Raman band shape analysis of cyanate-anion ionic liquids

- We compared the CN vibrational frequency and band shapes of cyanate-anions in ionic liquids with high-temperature molten salts.
- The comparisons unraveled the roles played by the strength of anion-cation interaction and the relatively low temperature of the system.
- ν(CN) band shapes analysis were made on the basis of vibrational dephasing and reorientational time correlation functions.
- The isotropic component of the Raman spectrum of the [SCN]− anion is determined by the distribution of vibrational frequency.
- The ν(CN) Raman bands of [N(CN)2]−, [C(CN)3]−, and [B(CN)4]− also depend on the correlation time of frequency fluctuation.

Raman band shape analysis of the C ≡ N stretching mode was carried out for ionic liquids based on [SCN]−, [N(CN)2]−, [C(CN)3]−, and [B(CN)4]−, with a common cation, 1-ethyl-3-methylimidazolium, [C2C1im]+. Vibrational and reorientational time correlation functions were obtained by Fourier transforming isotropic and anisotropic Raman spectra. Comparison is provided between results for [C2C1im][SCN] and literature data available for molten alkali thiocyanates.

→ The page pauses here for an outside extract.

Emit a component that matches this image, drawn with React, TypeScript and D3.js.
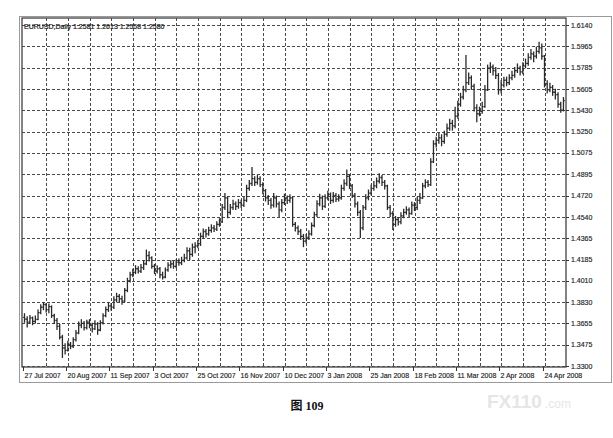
import React from 'react';
import * as d3 from 'd3';

// EURUSD daily bars, 27 Jul 2007 .. early May 2008
const opens = [
  1.3705, 1.3690, 1.3665, 1.3700, 1.3672, 1.3688, 1.3745, 1.3790, 1.3812, 1.3770,
  1.3795, 1.3720, 1.3680, 1.3630, 1.3540, 1.3450, 1.3430, 1.3480, 1.3465, 1.3520,
  1.3575, 1.3640, 1.3655, 1.3620, 1.3665, 1.3640, 1.3610, 1.3650, 1.3600, 1.3660,
  1.3720, 1.3770, 1.3800, 1.3790, 1.3850, 1.3880, 1.3860, 1.3840, 1.3930, 1.4010,
  1.4060, 1.4080, 1.4110, 1.4090, 1.4120, 1.4150, 1.4220, 1.4200, 1.4130, 1.4090,
  1.4110, 1.4060, 1.4040, 1.4100, 1.4140, 1.4150, 1.4130, 1.4165, 1.4160, 1.4180,
  1.4200, 1.4260, 1.4230, 1.4290, 1.4300, 1.4320, 1.4380, 1.4420, 1.4400, 1.4430,
  1.4450, 1.4440, 1.4480, 1.4500, 1.4620, 1.4700, 1.4580, 1.4620, 1.4650, 1.4630,
  1.4660, 1.4640, 1.4680, 1.4780, 1.4820, 1.4860, 1.4830, 1.4860, 1.4810, 1.4760,
  1.4700, 1.4680, 1.4640, 1.4700, 1.4650, 1.4600, 1.4660, 1.4700, 1.4680, 1.4700,
  1.4480, 1.4450, 1.4420, 1.4380, 1.4340, 1.4370, 1.4400, 1.4470, 1.4560, 1.4650,
  1.4700, 1.4630, 1.4700, 1.4730, 1.4680, 1.4720, 1.4690, 1.4700, 1.4780, 1.4820,
  1.4880, 1.4800, 1.4720, 1.4650, 1.4580, 1.4450, 1.4620, 1.4700, 1.4740, 1.4780,
  1.4800, 1.4840, 1.4870, 1.4830, 1.4800, 1.4620, 1.4570, 1.4480, 1.4520, 1.4500,
  1.4550, 1.4580, 1.4600, 1.4570, 1.4640, 1.4620, 1.4680, 1.4700, 1.4800, 1.4830,
  1.4810, 1.5000, 1.5150, 1.5180, 1.5200, 1.5170, 1.5230, 1.5280, 1.5320, 1.5300,
  1.5380, 1.5480, 1.5540, 1.5600, 1.5660, 1.5700, 1.5630, 1.5450, 1.5400, 1.5420,
  1.5460, 1.5600, 1.5780, 1.5790, 1.5760, 1.5720, 1.5600, 1.5640, 1.5680, 1.5660,
  1.5700, 1.5720, 1.5760, 1.5780, 1.5750, 1.5800, 1.5820, 1.5870, 1.5900, 1.5880,
  1.5920, 1.5950, 1.5880, 1.5650, 1.5600, 1.5620, 1.5580, 1.5560, 1.5480, 1.5430,
];
const highs = [
  1.3740, 1.3715, 1.3725, 1.3712, 1.3720, 1.3770, 1.3815, 1.3832, 1.3825, 1.3820,
  1.3805, 1.3735, 1.3700, 1.3650, 1.3560, 1.3490, 1.3510, 1.3500, 1.3540, 1.3600,
  1.3670, 1.3690, 1.3675, 1.3685, 1.3690, 1.3660, 1.3680, 1.3665, 1.3680, 1.3740,
  1.3795, 1.3830, 1.3825, 1.3880, 1.3910, 1.3900, 1.3885, 1.3950, 1.4035, 1.4085,
  1.4110, 1.4140, 1.4130, 1.4150, 1.4180, 1.4270, 1.4255, 1.4215, 1.4150, 1.4140,
  1.4125, 1.4085, 1.4120, 1.4165, 1.4180, 1.4175, 1.4190, 1.4195, 1.4210, 1.4235,
  1.4290, 1.4285, 1.4320, 1.4330, 1.4350, 1.4410, 1.4445, 1.4440, 1.4460, 1.4480,
  1.4475, 1.4505, 1.4530, 1.4650, 1.4740, 1.4710, 1.4650, 1.4685, 1.4670, 1.4690,
  1.4685, 1.4710, 1.4810, 1.4850, 1.4957, 1.4880, 1.4890, 1.4880, 1.4830, 1.4775,
  1.4725, 1.4700, 1.4740, 1.4720, 1.4670, 1.4690, 1.4735, 1.4720, 1.4730, 1.4710,
  1.4500, 1.4470, 1.4440, 1.4400, 1.4400, 1.4430, 1.4495, 1.4585, 1.4680, 1.4735,
  1.4720, 1.4730, 1.4760, 1.4745, 1.4750, 1.4740, 1.4730, 1.4810, 1.4855, 1.4937,
  1.4895, 1.4815, 1.4740, 1.4670, 1.4600, 1.4640, 1.4730, 1.4770, 1.4810, 1.4840,
  1.4870, 1.4905, 1.4890, 1.4850, 1.4810, 1.4640, 1.4590, 1.4550, 1.4540, 1.4580,
  1.4610, 1.4630, 1.4620, 1.4670, 1.4665, 1.4710, 1.4740, 1.4825, 1.4855, 1.4850,
  1.5030, 1.5180, 1.5210, 1.5240, 1.5230, 1.5260, 1.5320, 1.5360, 1.5350, 1.5460,
  1.5510, 1.5575, 1.5635, 1.5890, 1.5745, 1.5720, 1.5650, 1.5480, 1.5460, 1.5500,
  1.5640, 1.5810, 1.5830, 1.5810, 1.5790, 1.5740, 1.5680, 1.5710, 1.5710, 1.5730,
  1.5760, 1.5790, 1.5820, 1.5800, 1.5830, 1.5860, 1.5905, 1.5940, 1.5920, 1.5960,
  1.6000, 1.5985, 1.5890, 1.5680, 1.5660, 1.5640, 1.5610, 1.5580, 1.5500, 1.5540,
];
const lows = [
  1.3660, 1.3620, 1.3650, 1.3640, 1.3655, 1.3680, 1.3730, 1.3765, 1.3745, 1.3740,
  1.3700, 1.3650, 1.3600, 1.3520, 1.3367, 1.3395, 1.3420, 1.3440, 1.3450, 1.3505,
  1.3565, 1.3615, 1.3595, 1.3605, 1.3615, 1.3580, 1.3600, 1.3560, 1.3590, 1.3645,
  1.3705, 1.3750, 1.3760, 1.3775, 1.3830, 1.3830, 1.3810, 1.3830, 1.3915, 1.3995,
  1.4040, 1.4065, 1.4070, 1.4075, 1.4100, 1.4140, 1.4170, 1.4110, 1.4065, 1.4070,
  1.4030, 1.4020, 1.4030, 1.4085, 1.4115, 1.4110, 1.4115, 1.4135, 1.4140, 1.4165,
  1.4185, 1.4180, 1.4210, 1.4240, 1.4280, 1.4300, 1.4360, 1.4370, 1.4385, 1.4410,
  1.4415, 1.4425, 1.4460, 1.4490, 1.4600, 1.4530, 1.4560, 1.4600, 1.4600, 1.4610,
  1.4615, 1.4625, 1.4665, 1.4760, 1.4800, 1.4800, 1.4810, 1.4790, 1.4730, 1.4670,
  1.4640, 1.4610, 1.4620, 1.4620, 1.4540, 1.4580, 1.4640, 1.4650, 1.4660, 1.4460,
  1.4420, 1.4390, 1.4350, 1.4290, 1.4320, 1.4350, 1.4385, 1.4455, 1.4540, 1.4630,
  1.4600, 1.4615, 1.4680, 1.4650, 1.4660, 1.4665, 1.4670, 1.4685, 1.4760, 1.4800,
  1.4775, 1.4700, 1.4620, 1.4550, 1.4366, 1.4430, 1.4600, 1.4680, 1.4720, 1.4760,
  1.4780, 1.4820, 1.4800, 1.4770, 1.4600, 1.4540, 1.4433, 1.4460, 1.4470, 1.4480,
  1.4530, 1.4560, 1.4540, 1.4560, 1.4590, 1.4600, 1.4650, 1.4690, 1.4780, 1.4790,
  1.4800, 1.4990, 1.5120, 1.5150, 1.5130, 1.5150, 1.5210, 1.5260, 1.5260, 1.5280,
  1.5360, 1.5460, 1.5520, 1.5580, 1.5640, 1.5600, 1.5420, 1.5330, 1.5380, 1.5400,
  1.5450, 1.5590, 1.5740, 1.5720, 1.5690, 1.5560, 1.5570, 1.5620, 1.5630, 1.5640,
  1.5680, 1.5700, 1.5740, 1.5720, 1.5730, 1.5780, 1.5800, 1.5850, 1.5830, 1.5860,
  1.5900, 1.5850, 1.5620, 1.5570, 1.5580, 1.5550, 1.5520, 1.5450, 1.5410, 1.5420,
];
const closes = [
  1.3690, 1.3665, 1.3700, 1.3672, 1.3688, 1.3745, 1.3790, 1.3812, 1.3770, 1.3795,
  1.3720, 1.3680, 1.3630, 1.3540, 1.3450, 1.3430, 1.3480, 1.3465, 1.3520, 1.3575,
  1.3640, 1.3655, 1.3620, 1.3665, 1.3640, 1.3610, 1.3650, 1.3600, 1.3660, 1.3720,
  1.3770, 1.3800, 1.3790, 1.3850, 1.3880, 1.3860, 1.3840, 1.3930, 1.4010, 1.4060,
  1.4080, 1.4110, 1.4090, 1.4120, 1.4150, 1.4220, 1.4200, 1.4130, 1.4090, 1.4110,
  1.4060, 1.4040, 1.4100, 1.4140, 1.4150, 1.4130, 1.4165, 1.4160, 1.4180, 1.4200,
  1.4260, 1.4230, 1.4290, 1.4300, 1.4320, 1.4380, 1.4420, 1.4400, 1.4430, 1.4450,
  1.4440, 1.4480, 1.4500, 1.4620, 1.4700, 1.4580, 1.4620, 1.4650, 1.4630, 1.4660,
  1.4640, 1.4680, 1.4780, 1.4820, 1.4860, 1.4830, 1.4860, 1.4810, 1.4760, 1.4700,
  1.4680, 1.4640, 1.4700, 1.4650, 1.4600, 1.4660, 1.4700, 1.4680, 1.4700, 1.4480,
  1.4450, 1.4420, 1.4380, 1.4340, 1.4370, 1.4400, 1.4470, 1.4560, 1.4650, 1.4700,
  1.4630, 1.4700, 1.4730, 1.4680, 1.4720, 1.4690, 1.4700, 1.4780, 1.4820, 1.4880,
  1.4800, 1.4720, 1.4650, 1.4580, 1.4450, 1.4620, 1.4700, 1.4740, 1.4780, 1.4800,
  1.4840, 1.4870, 1.4830, 1.4800, 1.4620, 1.4570, 1.4480, 1.4520, 1.4500, 1.4550,
  1.4580, 1.4600, 1.4570, 1.4640, 1.4620, 1.4680, 1.4700, 1.4800, 1.4830, 1.4810,
  1.5000, 1.5150, 1.5180, 1.5200, 1.5170, 1.5230, 1.5280, 1.5320, 1.5300, 1.5380,
  1.5480, 1.5540, 1.5600, 1.5660, 1.5700, 1.5630, 1.5450, 1.5400, 1.5420, 1.5460,
  1.5600, 1.5780, 1.5790, 1.5760, 1.5720, 1.5600, 1.5640, 1.5680, 1.5660, 1.5700,
  1.5720, 1.5760, 1.5780, 1.5750, 1.5800, 1.5820, 1.5870, 1.5900, 1.5880, 1.5920,
  1.5950, 1.5880, 1.5650, 1.5600, 1.5620, 1.5580, 1.5560, 1.5480, 1.5430, 1.5510,
];

const priceTicks = [
  1.614, 1.5965, 1.5785, 1.5605, 1.543, 1.525, 1.5075, 1.4895, 1.472,
  1.454, 1.4365, 1.4185, 1.401, 1.383, 1.3655, 1.3475, 1.33,
];
const dateLabels = [
  '27 Jul 2007', '20 Aug 2007', '11 Sep 2007', '3 Oct 2007', '25 Oct 2007',
  '16 Nov 2007', '10 Dec 2007', '3 Jan 2008', '25 Jan 2008', '18 Feb 2008',
  '11 Mar 2008', '2 Apr 2008', '24 Apr 2008',
];
const barsPerLabel = 16;
const barsPerGrid = 8;
const titleText = 'EURUSD,Daily  1.2581 1.2613 1.2558 1.2580';

const W = 613;
const H = 438;
const plot = { left: 22, right: 566, top: 18, bottom: 367 };
const font = '"Liberation Sans", Arial, sans-serif';

export default function App() {
  const x = d3.scaleLinear().domain([0, 192]).range([24.5, 544.5]);
  const y = d3.scaleLinear().domain([1.33, 1.614]).range([366, 25]);

  const gridXs = d3.range(barsPerGrid, 200, barsPerGrid).map((i) => x(i));
  const ink = '#2a2a2a';

  return (
    <svg
      width={W}
      height={H}
      style={{ position: 'absolute', left: 0, top: 0, background: '#fff' }}
    >
      {/* outer frame */}
      <rect x={19.5} y={16.5} width={592} height={366} fill="none" stroke="#9a9a9a" />
      <rect x={plot.left} y={plot.top} width={plot.right - plot.left} height={plot.bottom - plot.top} fill="none" stroke="#333" strokeWidth={1.2} />

      {/* grid */}
      {priceTicks.map((p) => (
        <line key={'h' + p} x1={plot.left} x2={plot.right} y1={Math.round(y(p)) + 0.5} y2={Math.round(y(p)) + 0.5}
          stroke="#4a4a4a" strokeWidth={1} strokeDasharray="3,2" />
      ))}
      {gridXs.map((gx, i) => (
        <line key={'v' + i} x1={Math.round(gx) + 0.5} x2={Math.round(gx) + 0.5} y1={plot.top} y2={plot.bottom}
          stroke="#4a4a4a" strokeWidth={1} strokeDasharray="3,2" />
      ))}

      {/* OHLC bars */}
      {closes.map((c, i) => {
        const cx = x(i);
        return (
          <g key={i} stroke={ink} strokeWidth={1.3}>
            <line x1={cx} x2={cx} y1={y(highs[i])} y2={y(lows[i])} />
            <line x1={cx - 1.3} x2={cx} y1={y(opens[i])} y2={y(opens[i])} />
            <line x1={cx} x2={cx + 1.3} y1={y(c)} y2={y(c)} />
          </g>
        );
      })}

      {/* title */}
      <text x={24} y={29} fontFamily={font} fontSize={7} fill="#222" stroke="#222" strokeWidth={0.2}>{titleText}</text>

      {/* price axis */}
      {priceTicks.map((p) => (
        <g key={'t' + p}>
          <line x1={plot.right} x2={plot.right + 3} y1={Math.round(y(p)) + 0.5} y2={Math.round(y(p)) + 0.5} stroke="#333" />
          <text x={571} y={y(p) + 2.5} fontFamily={font} fontSize={7} fill="#222" stroke="#222" strokeWidth={0.15}>{p.toFixed(4)}</text>
        </g>
      ))}

      {/* date axis */}
      {dateLabels.map((d, i) => {
        const tx = Math.round(x(i * barsPerLabel)) - 1.5;
        return (
          <g key={d}>
            <line x1={tx} x2={tx} y1={plot.bottom} y2={plot.bottom + 4} stroke="#333" />
            <text x={tx + 1} y={378} fontFamily={font} fontSize={7} fill="#222" stroke="#222" strokeWidth={0.15}>{d}</text>
          </g>
        );
      })}

      {/* caption */}
      <text x={307} y={410} textAnchor="middle" fontFamily='"Liberation Serif", "Noto Sans CJK SC", serif'
        fontWeight="bold" fontSize={12} fill="#111">图 109</text>

      {/* watermark */}
      <text x={487} y={408} fontFamily={font} fontWeight="bold" fontSize={19} fill="#e6e6e6">FX110</text>
      <text x={545} y={408} fontFamily={font} fontSize={12} fill="#e6e6e6">.com</text>
    </svg>
  );
}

Vibrational dephasing of the ωCN mode in [C2C1im][SCN] belongs to the regime of inhomogeneous broadening as it is determined by the distribution of vibrational frequencies, < Δω2>. Vibrational dephasing in [N(CN)2]−, [C(CN)3]−, and [B(CN)4]−, depends on both the < Δω2> and the correlation time of frequency fluctuation. Decay rates of reorientational time correlation functions within the range of 1.0 ps do not correlate with the viscosity of these ionic liquids. Molecular dynamics simulations of these ionic liquids provide support to the experimental finding that the reorientational time correlation function of [SCN]− decays faster than the other anions. The Raman band shape analysis suggests that the short-time dynamics of these ionic liquids is structure-limited because of steric hindrance.